The government today announced its intention to serve Whirlpool with a recall notice for its fire-risk tumble dryers.
Consumer minister Kelly Tolhurst referred to the move as 'unprecedented', as she signalled the government action.
This comes more than three-and-a-half years on from a Which? investigation revealing that Whirlpool tumble dryers had caused 750 fires in the previous 11 years.
Which? research revealed the scale of the problem, which affects 127 Hotpoint, Indesit, Creda, Swan and Proline vented and condenser tumble dryers made between April 2004 and October 2015.
The government's announcement today follows the publication of the Office for Product Safety and Standards report into Whirlpool dryer fires in April 2019.
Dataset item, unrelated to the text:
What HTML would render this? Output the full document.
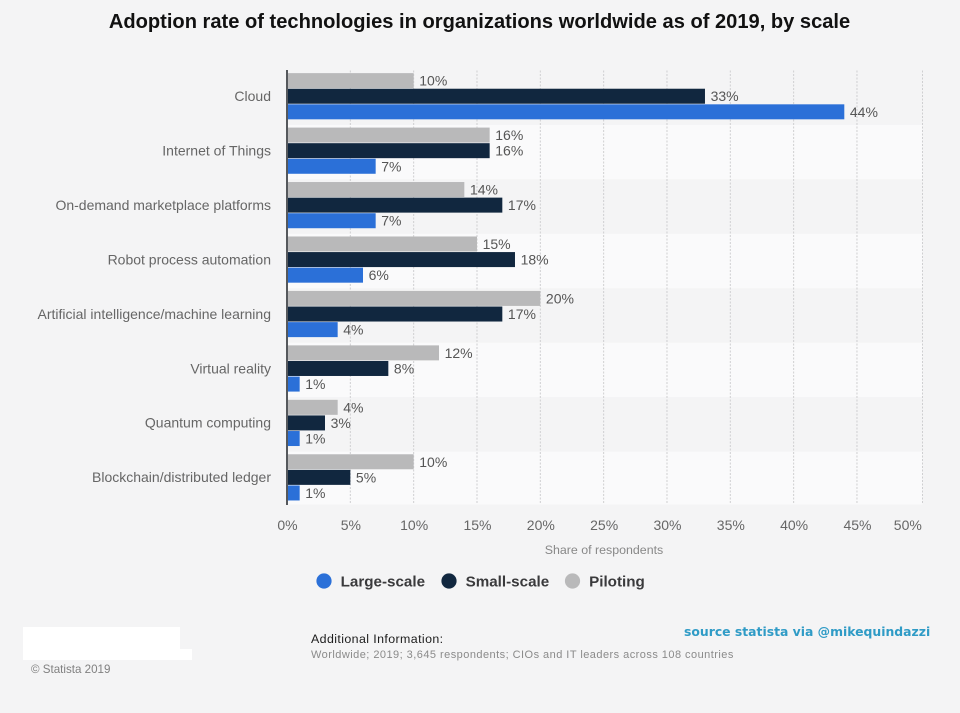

The consumer minister told the House of Commons today that 'consumer safety is a government priority.'
Her comments came in response to a question from former consumer minister, Andrew Griffiths, who told the house: 'The Office for Product Safety and Standards undertook a thorough review into the modification of Whirlpool tumble dryers, yet there still remains great concern not only about the straightness of Whirlpool, but whether people have unsafe products in their homes.'
When the extent of the fire-risk tumble dryers problem was first revealed, Whirlpool refused to name the affected dryers.
The manufacturer instead referred owners online to check their model and register for a repair.
Whirlpool also advised consumers to carry on using their machines for more than a year after the safety problem was discovered.
It wasn't until Which? commenced the formal process to judicially review Trading Standards' handling of the fire-dryer issue in December 2016, that Whirlpool and Trading Standards finally changed their advice and told customers to stop using and unplug affected dryers.
A Whirlpool Corporation spokeswoman said: 'The crucial message to anyone who still owns an affected dryer and has not already had it modified by Whirlpool is to contact us immediately on 0800 151 0905.
David Chaplin, Which? head of campaigns, said: 'People's lives have been put at risk for far too long so it's a hugely significant step that these machines are set to be recalled.
'But there will be serious questions if this recall only addresses the 500,000 unmodified machines that Whirlpool has already struggled to locate.
'The Government must urgently explain what it is going to do about the millions of modified machines still in people's homes, following serious concerns that have been raised by people who have experienced fires, smoke and burning despite the so-called fix.